A sampling of Angola's top performers, including Marisa, Luis Represas, Bonga Kuenda, Pedro Joia and Banda Dizoma, gathered on May 23, 2003, to celebrate the 50th anniversary of one of the former Portuguese colony's greatest entertainers, Raúl Indipwo.
As one-half of Duo Ouro Negro ("Duo Black Gold"), a group that he shared with Milo MacMahon from 1959 until MacMahon's death in the late 1980s, Indipwo helped to introduce much of the world to the music of his homeland.

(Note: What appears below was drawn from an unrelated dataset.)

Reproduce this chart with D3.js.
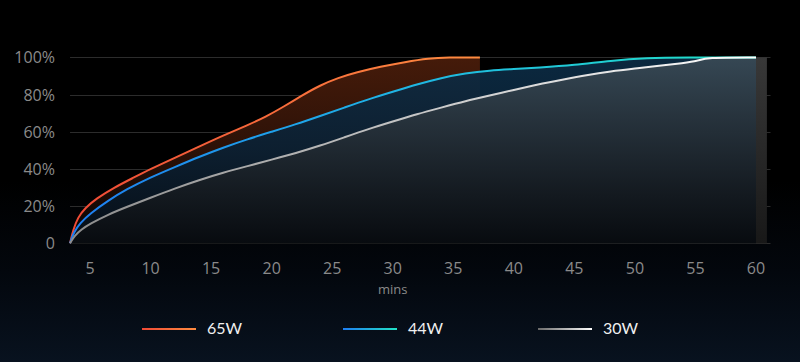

Friends since childhood, Indipwo and MacMahon increasingly attracted attention with their harmonizing. Within a year after their first concert at the Rome Cinema in Lisbon, for the Radio Club of the Portuguese Congo, they had performed in Switzerland, France, Finland, Sweden, Denmark, and Spain. Their dance-inspiring approach to South African-derived kwela made them the top group in Angola during the summer of 1965. Signed by Columbia Artists Management, they appeared at the Waldorf-Astoria in New York.
The political unrest had a powerful impact on the Duo Ouro Negro. Forced into exile at the height of the Angolan Civil War, Indipwo and MacMahon spent time residing in Finland, Sweden, and France. Their repertoire expanded to include Angolan folksongs.
Returning to Angola, after it had gained its independence from Portugal in 1975, Indipwo and MacMahon continued to perform together for another decade.